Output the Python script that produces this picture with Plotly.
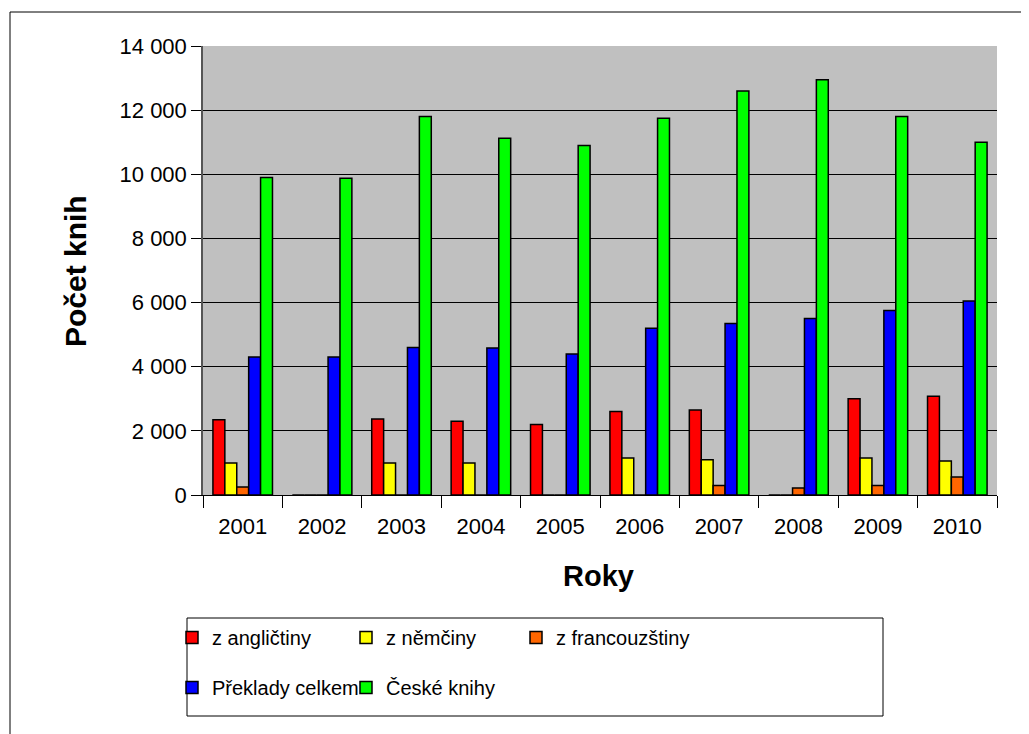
import plotly.graph_objects as go

years = ["2001", "2002", "2003", "2004", "2005", "2006", "2007", "2008", "2009", "2010"]

z_anglictiny = [2350, 0, 2370, 2300, 2200, 2600, 2650, 0, 3000, 3080]
z_nemciny = [1000, 0, 1000, 1000, 0, 1150, 1100, 0, 1150, 1060]
z_francouzstiny = [250, 0, 0, 0, 0, 0, 300, 220, 300, 560]
preklady_celkem = [4300, 4300, 4600, 4580, 4400, 5200, 5350, 5500, 5750, 6050]
ceske_knihy = [9900, 9880, 11800, 11120, 10900, 11750, 12600, 12950, 11800, 11000]

y_ticks = [0, 2000, 4000, 6000, 8000, 10000, 12000, 14000]
y_tick_labels = ["0", "2 000", "4 000", "6 000", "8 000", "10 000", "12 000", "14 000"]

# legend is laid out as three columns: legend / legend2 / legend3
series = [
    ("z angličtiny", z_anglictiny, "#FF0000", "legend"),
    ("z němčiny", z_nemciny, "#FFFF00", "legend2"),
    ("z francouzštiny", z_francouzstiny, "#FF6600", "legend3"),
    ("Překlady celkem", preklady_celkem, "#0000FF", "legend"),
    ("České knihy", ceske_knihy, "#00FF00", "legend2"),
]

FONT = "Liberation Sans, Arial, sans-serif"

fig = go.Figure()
for name, vals, color, leg in series:
    fig.add_trace(go.Bar(
        x=years, y=vals, name=name, legend=leg, legendgroup=name,
        marker=dict(color=color, line=dict(color="black", width=1.5)),
    ))

# plot area is 794 x 449 px; page body adds an 8px margin
W, H = 1021, 726
L, T, PW, PH = 195, 38, 794, 449


def px_x(x):
    # reference-pixel x -> paper x
    return (x - 203) / PW


def px_y(y):
    # reference-pixel y -> paper y
    return (495 - y) / PH


legend_common = dict(
    orientation="v", xanchor="left", yanchor="top",
    font=dict(size=20), bgcolor="rgba(0,0,0,0)", tracegroupgap=21,
)

fig.update_layout(
    width=W, height=H,
    margin=dict(l=L, r=W - L - PW, t=T, b=H - T - PH),
    paper_bgcolor="white",
    plot_bgcolor="#C0C0C0",
    font=dict(family=FONT, size=22, color="black"),
    barmode="group",
    bargap=0.25,
    bargroupgap=0,
    showlegend=True,
    legend=dict(x=px_x(172), y=px_y(618), **legend_common),
    legend2=dict(x=px_x(346), y=px_y(618), **legend_common),
    legend3=dict(x=px_x(516), y=px_y(618), **legend_common),
)

fig.update_yaxes(
    range=[0, 14000],
    tickvals=y_ticks, ticktext=y_tick_labels,
    showgrid=True, gridcolor="black", gridwidth=1,
    showline=True, linecolor="#555555", linewidth=1.5,
    ticks="outside", ticklen=10, tickcolor="black",
    zeroline=False,
)
fig.update_xaxes(
    showline=True, linecolor="black", linewidth=1,
    ticks="outside", tickson="boundaries", ticklen=12, tickcolor="black",
    ticklabelstandoff=12,
    showgrid=False,
)

# axis titles
fig.add_annotation(text="<b>Počet knih</b>", x=px_x(75), y=px_y(271), xref="paper", yref="paper",
                   xanchor="center", yanchor="middle",
                   textangle=-90, showarrow=False, font=dict(size=30, family=FONT))
fig.add_annotation(text="<b>Roky</b>", x=px_x(598), y=px_y(576), xref="paper", yref="paper",
                   xanchor="center", yanchor="middle",
                   showarrow=False, font=dict(size=29, family=FONT))

# outer chart frame and legend box
fig.add_shape(type="rect", xref="paper", yref="paper",
              x0=px_x(10), x1=px_x(1040), y0=px_y(745), y1=px_y(12),
              line=dict(color="black", width=1), layer="below")
fig.add_shape(type="rect", xref="paper", yref="paper",
              x0=px_x(187), x1=px_x(883), y0=px_y(716), y1=px_y(618),
              line=dict(color="black", width=1))

fig.write_html("out.html")
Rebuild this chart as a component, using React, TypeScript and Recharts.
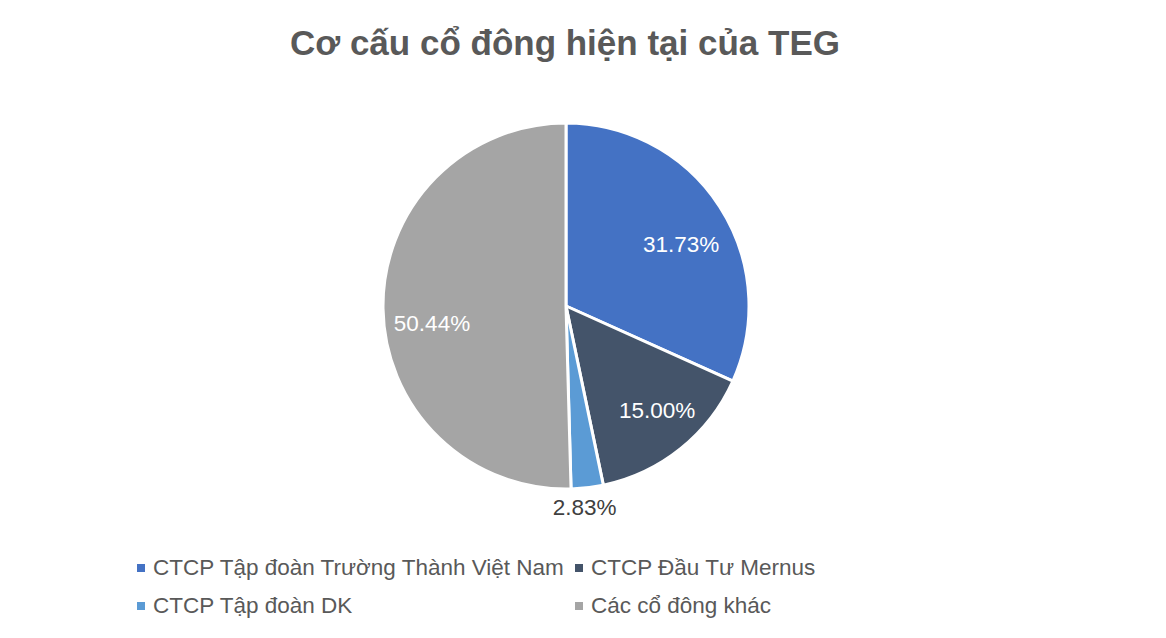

★ ★ ★

Your copy of the data should match it exactly, except that pictures are left out.

Output the Python script that produces this picture with Plotly.
import plotly.graph_objects as go

years = ["2001", "2002", "2003", "2004", "2005", "2006", "2007", "2008", "2009", "2010"]

z_anglictiny = [2350, 0, 2370, 2300, 2200, 2600, 2650, 0, 3000, 3080]
z_nemciny = [1000, 0, 1000, 1000, 0, 1150, 1100, 0, 1150, 1060]
z_francouzstiny = [250, 0, 0, 0, 0, 0, 300, 220, 300, 560]
preklady_celkem = [4300, 4300, 4600, 4580, 4400, 5200, 5350, 5500, 5750, 6050]
ceske_knihy = [9900, 9880, 11800, 11120, 10900, 11750, 12600, 12950, 11800, 11000]

y_ticks = [0, 2000, 4000, 6000, 8000, 10000, 12000, 14000]
y_tick_labels = ["0", "2 000", "4 000", "6 000", "8 000", "10 000", "12 000", "14 000"]

# legend is laid out as three columns: legend / legend2 / legend3
series = [
    ("z angličtiny", z_anglictiny, "#FF0000", "legend"),
    ("z němčiny", z_nemciny, "#FFFF00", "legend2"),
    ("z francouzštiny", z_francouzstiny, "#FF6600", "legend3"),
    ("Překlady celkem", preklady_celkem, "#0000FF", "legend"),
    ("České knihy", ceske_knihy, "#00FF00", "legend2"),
]

FONT = "Liberation Sans, Arial, sans-serif"

fig = go.Figure()
for name, vals, color, leg in series:
    fig.add_trace(go.Bar(
        x=years, y=vals, name=name, legend=leg, legendgroup=name,
        marker=dict(color=color, line=dict(color="black", width=1.5)),
    ))

# plot area is 794 x 449 px; page body adds an 8px margin
W, H = 1021, 726
L, T, PW, PH = 195, 38, 794, 449


def px_x(x):
    # reference-pixel x -> paper x
    return (x - 203) / PW


def px_y(y):
    # reference-pixel y -> paper y
    return (495 - y) / PH


legend_common = dict(
    orientation="v", xanchor="left", yanchor="top",
    font=dict(size=20), bgcolor="rgba(0,0,0,0)", tracegroupgap=21,
)

fig.update_layout(
    width=W, height=H,
    margin=dict(l=L, r=W - L - PW, t=T, b=H - T - PH),
    paper_bgcolor="white",
    plot_bgcolor="#C0C0C0",
    font=dict(family=FONT, size=22, color="black"),
    barmode="group",
    bargap=0.25,
    bargroupgap=0,
    showlegend=True,
    legend=dict(x=px_x(172), y=px_y(618), **legend_common),
    legend2=dict(x=px_x(346), y=px_y(618), **legend_common),
    legend3=dict(x=px_x(516), y=px_y(618), **legend_common),
)

fig.update_yaxes(
    range=[0, 14000],
    tickvals=y_ticks, ticktext=y_tick_labels,
    showgrid=True, gridcolor="black", gridwidth=1,
    showline=True, linecolor="#555555", linewidth=1.5,
    ticks="outside", ticklen=10, tickcolor="black",
    zeroline=False,
)
fig.update_xaxes(
    showline=True, linecolor="black", linewidth=1,
    ticks="outside", tickson="boundaries", ticklen=12, tickcolor="black",
    ticklabelstandoff=12,
    showgrid=False,
)

# axis titles
fig.add_annotation(text="<b>Počet knih</b>", x=px_x(75), y=px_y(271), xref="paper", yref="paper",
                   xanchor="center", yanchor="middle",
                   textangle=-90, showarrow=False, font=dict(size=30, family=FONT))
fig.add_annotation(text="<b>Roky</b>", x=px_x(598), y=px_y(576), xref="paper", yref="paper",
                   xanchor="center", yanchor="middle",
                   showarrow=False, font=dict(size=29, family=FONT))

# outer chart frame and legend box
fig.add_shape(type="rect", xref="paper", yref="paper",
              x0=px_x(10), x1=px_x(1040), y0=px_y(745), y1=px_y(12),
              line=dict(color="black", width=1), layer="below")
fig.add_shape(type="rect", xref="paper", yref="paper",
              x0=px_x(187), x1=px_x(883), y0=px_y(716), y1=px_y(618),
              line=dict(color="black", width=1))

fig.write_html("out.html")
Rebuild this chart as a component, using React, TypeScript and Recharts.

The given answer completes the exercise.